Cervical screening, put simply, saves lives. It stops 75% of cervical cancers from ever developing and is a free health test for every woman. So, why is attendance at an all-time low?
We know that no one really looks forward to their test. It’s something to tick off the to-do list and can give us the feeling of doing some really great adulting when we book it, but it’s not exactly enjoyable. For most people though, while it can be uncomfortable and a bit embarrassing, it’s actually over really quickly and not as bad as we thought.
For some people though, it’s much more difficult. Some women are afraid of the test, others have had a previous bad experience at a test and for others a physical disability, mental health problems or experience of sexual violence can make it extremely hard to attend.
Much more needs to be done to ensure every single woman and person with a cervix has the information and opportunities they need to access cervical screening.
The cervical screening programme itself is constantly evolving and improving. Just this year, we have seen the more effective HPV testing being rolled out to women in Wales, with the screening programme in England switching during 2019 and Scotland and Northern Ireland following. HPV testing is a far more accurate way of identifying those more at risk of developing cervical cancer and will save lives, so this is a hugely exciting change.
This week, research on an even newer way of testing has been released. Further research is needed to understand the potential, however, by looking at epigenetic changes (which can control how DNA is read and how cells behave) it may be possible to pick up even more abnormal cells before they develop into cervical cancer. It’s an exciting prospect but it’s very early days.
While improving the test is essential, it only benefits the women who book and attend. Right now, that number is falling. We are facing an all-time low in attendance and this must be addressed.
Getting an appointment at a GP can be challenging for many and the number of sexual health clinics offering cervical screening has also been declining, in part due to public health funding cuts which many local authorities are struggling with.
We can’t sit back and let attendance continue to slip or we will see diagnoses of an often-preventable cancer increase and more lives lost.

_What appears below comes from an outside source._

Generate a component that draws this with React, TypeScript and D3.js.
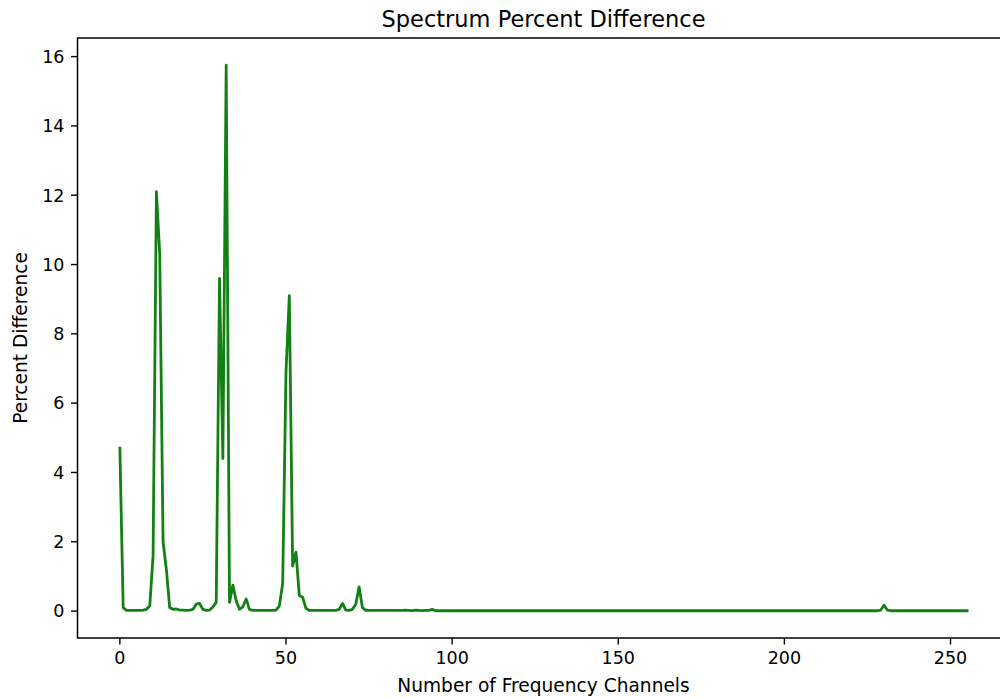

One advance that would make a huge difference is self-sampling. Offering women the option to self-sample in their own home or at their GP would make screening a much more accessible test. In addition to those who struggle to get appointments or travel to their clinic, it would make it easier for lots of women who find it a difficult and invasive test. Our research found that 80% of women would actually prefer to self-sample, rising to 88% of women who have delayed attending. The sooner we get self-sampling offered as part of the cervical screening programme, the sooner we start to bring more women back into this life-saving programme.
Acknowledging the barriers and factors impacting women’s ability to take up their invitation is essential. This means sharing tips and support for women. Many people don’t know you can ask for a smaller speculum, to lie in a different position or that you can ask for a different nurse.
We are running our #SmearForSmear campaign during Cervical Cancer Prevention Week (21-27 January 2019) to make sure that we share this knowledge as widely as possible. We are asking as many people as possible to share smeared lipstick selfies along with tips and words of support. Grab a lipstick and put the date in your diary. Your post might just be the reminder or encouragement someone needs to book their test. It could literally save a life.